MY soul! methinks I would pass by all lesser considerations, to behold Jesus in this one sweet point of view, as thy Surety and thy Saviour, thus becoming the head of his church, and resting upon Jehovah's faithfulness for carrying him through the work of redemption. It is blessed, it is profitable, it is happiness itself, to contemplate Jesus in all his wonderful condescension. When the Son of God condescended to become man, he became subject to all that man is subject to, sin only excepted. And the holiness and purity of his nature, totally precluded the possibility of sin. But the weakness of our nature, and the infirmities of that nature in hungering, thirsting, weariness, and the like, as connected with a sinless nature - this, my soul, thy Surety, thy Jesus knew. Behold him then, in this state, ready to engage in the service of Jehovah his Father, for the salvation of his chosen; and, as this Psalm represents, looking for help, and resting for that help on the faithfulness of Jehovah.

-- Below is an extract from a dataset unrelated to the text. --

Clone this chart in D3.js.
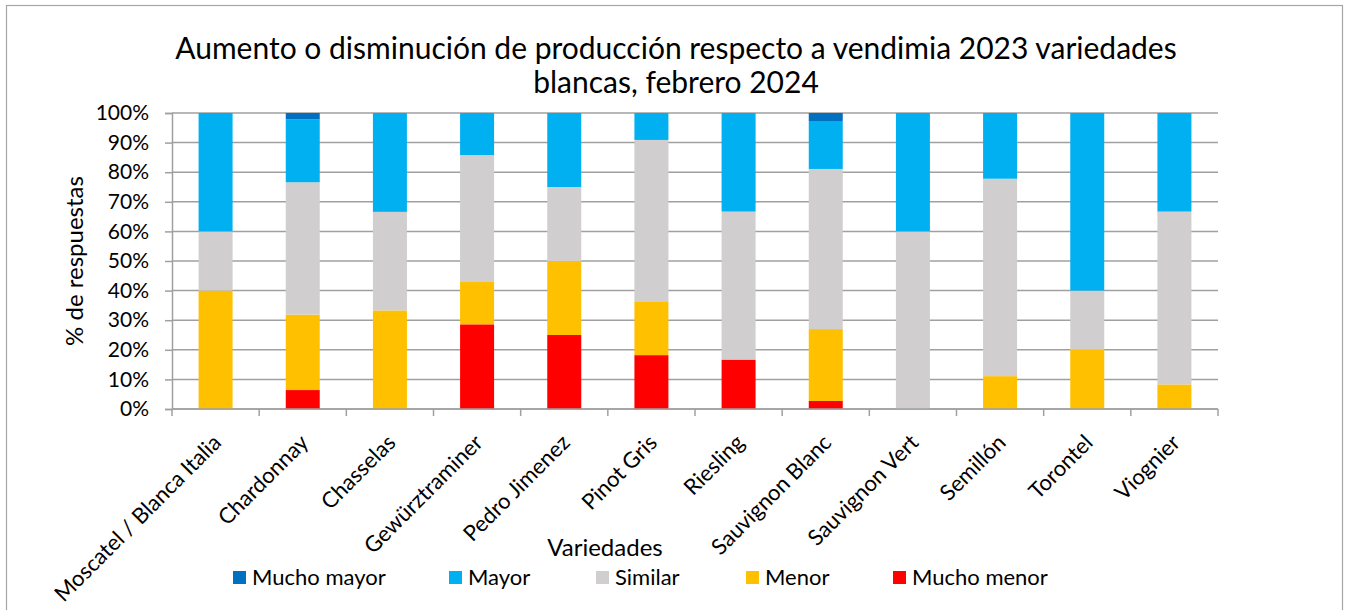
<!DOCTYPE html>
<html>
<head>
<meta charset="utf-8">
<script src="https://cdn.jsdelivr.net/npm/d3@7"></script>
<style>
  body { margin: 0; background: #fff; }
  text { font-family: Lato, "Noto Sans", sans-serif; fill: #000; }
</style>
</head>
<body>
<svg id="chart" width="1346" height="610"></svg>
<script>
// categories (x axis)
var variedades = ["Moscatel / Blanca Italia", "Chardonnay", "Chasselas", "Gewürztraminer",
  "Pedro Jimenez", "Pinot Gris", "Riesling", "Sauvignon Blanc", "Sauvignon Vert",
  "Semillón", "Torontel", "Viognier"];

// % of answers per series, bottom to top
var muchoMenor  = [0, 6.4, 0, 28.6, 25, 18.2, 16.7, 2.7, 0, 0, 0, 0];
var menor       = [40, 25.5, 33.3, 14.3, 25, 18.2, 0, 24.3, 0, 11.1, 20, 8.3];
var similar     = [20, 44.7, 33.3, 42.9, 25, 54.5, 50, 54.1, 60, 66.7, 20, 58.4];
var mayor       = [40, 21.3, 33.4, 14.2, 25, 9.1, 33.3, 16.2, 40, 22.2, 60, 33.3];
var muchoMayor  = [0, 2.1, 0, 0, 0, 0, 0, 2.7, 0, 0, 0, 0];

var yTicks = [0, 10, 20, 30, 40, 50, 60, 70, 80, 90, 100];

var series = [
  {name: "Mucho menor", values: muchoMenor, color: "#FF0000"},
  {name: "Menor", values: menor, color: "#FFC000"},
  {name: "Similar", values: similar, color: "#D0CECE"},
  {name: "Mayor", values: mayor, color: "#00B0F0"},
  {name: "Mucho mayor", values: muchoMayor, color: "#0070C0"}
];

var svg = d3.select("#chart");

// chart area border
svg.append("rect")
  .attr("x", 6.5).attr("y", 5.5)
  .attr("width", 1336).attr("height", 612)
  .attr("fill", "none").attr("stroke", "#a6a6a6").attr("stroke-width", 1.2);

var margin = {left: 172, right: 1218, top: 113, bottom: 409};

var x = d3.scaleBand().domain(variedades)
  .range([margin.left, margin.right]).paddingInner(0.61).paddingOuter(0.305);
var y = d3.scaleLinear().domain([0, 100]).range([margin.bottom, margin.top]);

// gridlines
svg.append("g").selectAll("line").data(yTicks).join("line")
  .attr("x1", margin.left).attr("x2", margin.right)
  .attr("y1", d => y(d)).attr("y2", d => y(d))
  .attr("stroke", "#a0a0a0").attr("stroke-width", 1.5);

// stacked bars
var rows = variedades.map(function(v, i) {
  var r = {variedad: v};
  series.forEach(s => r[s.name] = s.values[i]);
  return r;
});
var stack = d3.stack().keys(series.map(s => s.name))(rows);

svg.append("g").selectAll("g").data(stack).join("g")
  .attr("fill", (d, i) => series[i].color)
  .selectAll("rect").data(d => d).join("rect")
  .attr("x", d => x(d.data.variedad))
  .attr("width", x.bandwidth())
  .attr("y", d => y(d[1]))
  .attr("height", d => y(d[0]) - y(d[1]));

// y axis
var yAxis = svg.append("g")
  .attr("transform", "translate(" + margin.left + ",0)")
  .call(d3.axisLeft(y).tickValues(yTicks).tickFormat(d => d + "%").tickSize(7).tickPadding(16));
yAxis.select(".domain").attr("stroke", "#a0a0a0").attr("stroke-width", 1.5);
yAxis.selectAll(".tick line").attr("stroke", "#a0a0a0").attr("stroke-width", 1.5);
yAxis.selectAll("text").style("font-size", "21px").style("font-family", "Lato");

// x axis: ticks at band boundaries
var xAxis = svg.append("g");
xAxis.append("line")
  .attr("x1", margin.left).attr("x2", margin.right)
  .attr("y1", margin.bottom).attr("y2", margin.bottom)
  .attr("stroke", "#a0a0a0").attr("stroke-width", 1.5);
var step = x.step();
xAxis.selectAll(".xt").data(d3.range(variedades.length + 1)).join("line")
  .attr("class", "xt")
  .attr("x1", i => margin.left + i * step).attr("x2", i => margin.left + i * step)
  .attr("y1", margin.bottom).attr("y2", margin.bottom + 7)
  .attr("stroke", "#a0a0a0").attr("stroke-width", 1.5);

xAxis.selectAll(".xl").data(variedades).join("text")
  .attr("class", "xl")
  .attr("text-anchor", "end")
  .style("font-size", "22px")
  .attr("transform", d => "translate(" + (x(d) + x.bandwidth() / 2 + 7) + "," + (margin.bottom + 35) + ") rotate(-45)")
  .text(d => d);

// title
var title = svg.append("text").attr("text-anchor", "middle").style("font-size", "30px");
title.append("tspan").attr("x", 676).attr("y", 59).text("Aumento o disminución de producción respecto a vendimia 2023 variedades");
title.append("tspan").attr("x", 676).attr("y", 93).text("blancas, febrero 2024");

// axis titles
svg.append("text")
  .attr("text-anchor", "middle")
  .attr("transform", "translate(83,261) rotate(-90)")
  .style("font-size", "24px")
  .text("% de respuestas");

svg.append("text")
  .attr("text-anchor", "middle")
  .attr("x", 605).attr("y", 556)
  .style("font-size", "24px")
  .text("Variedades");

// legend
var legendItems = [
  {name: "Mucho mayor", color: "#0070C0", x: 233},
  {name: "Mayor", color: "#00B0F0", x: 449},
  {name: "Similar", color: "#D0CECE", x: 596},
  {name: "Menor", color: "#FFC000", x: 746},
  {name: "Mucho menor", color: "#FF0000", x: 893}
];
var lg = svg.append("g").selectAll("g").data(legendItems).join("g")
  .attr("transform", d => "translate(" + d.x + ",571)");
lg.append("rect").attr("width", 13).attr("height", 13).attr("fill", d => d.color);
lg.append("text").attr("x", 19).attr("y", 14).style("font-size", "22px").text(d => d.name);
</script>
</body>
</html>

And when thou least looked to thy Jesus in this character long enough to feel thy whole affections going out after him in every tender regard; then, contemplate thy covenant God and Father answering thy Redeemer's request, in all those blessed assurances here given, of support and power. And Oh, my soul, rest for all thy own needful supplies, for every grace here, and glory hereafter, upon both these grand pillars, and ground of thy faith, the Father's covenant engagements, and the Son's merits and death. Receive Jesus as Jesus, the Father's gift to poor sinners, in all the glories of his own person, the sufficiency and efficacy of his satisfaction, and Jehovah's salvation to the ends of the earth. And while the Holy Ghost sets his seal to these blessed truths as they are in Jesus, commit all thy concerns into his Almighty hand, that in thy going out and in thy coming in, in time and to all eternity, Jesus may be thy hope, and thy portion forever.